Ofgem, the UK energy regulator raised its price cap by a further 12% from 1 October, following a 9% rise in April 2021. This means an average UK consumer on a standard variable tariff has seen an increase of over 20% in power prices this year. Furthermore, the regulated electricity tariff in the UK is now 46% higher than the standard domestic rate in Jersey. Analysts are predicting a further double-digit rise in the UK price cap in April 2022.
Our CEO Chris Ambler said: ‘We always strive to minimise the impact of any tariff rise on our customers, and we seek to maintain stable pricing over the longer-term. Islanders have been greatly shielded from the worst effects of this current period of unprecedented energy market volatility due to Jersey Electricity’s hedging policy whereby we fix the price of portions of our power and foreign exchange requirements up to three years in advance.

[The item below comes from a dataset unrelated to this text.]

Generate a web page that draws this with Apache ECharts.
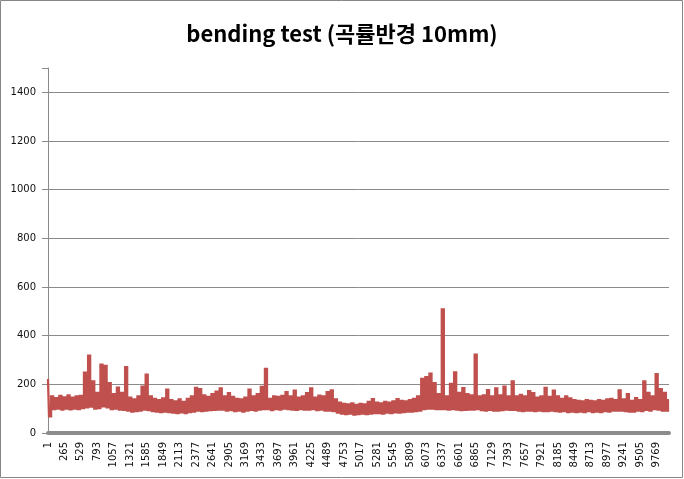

‘This affords Jersey important shorter-term protection so the impact on our customers is not as pronounced as seen elsewhere. Any tariff rise is unfortunate, but this 4% rise is far lower than would have been the case if this contract and our hedging policies had not been in place. In addition, our strategy to import electricity that is already virtually completely decarbonised means prices in Jersey are not subject to the green tax levies imposed in the UK as it strives to decarbonise its electricity supply to meet carbon neutrality targets.’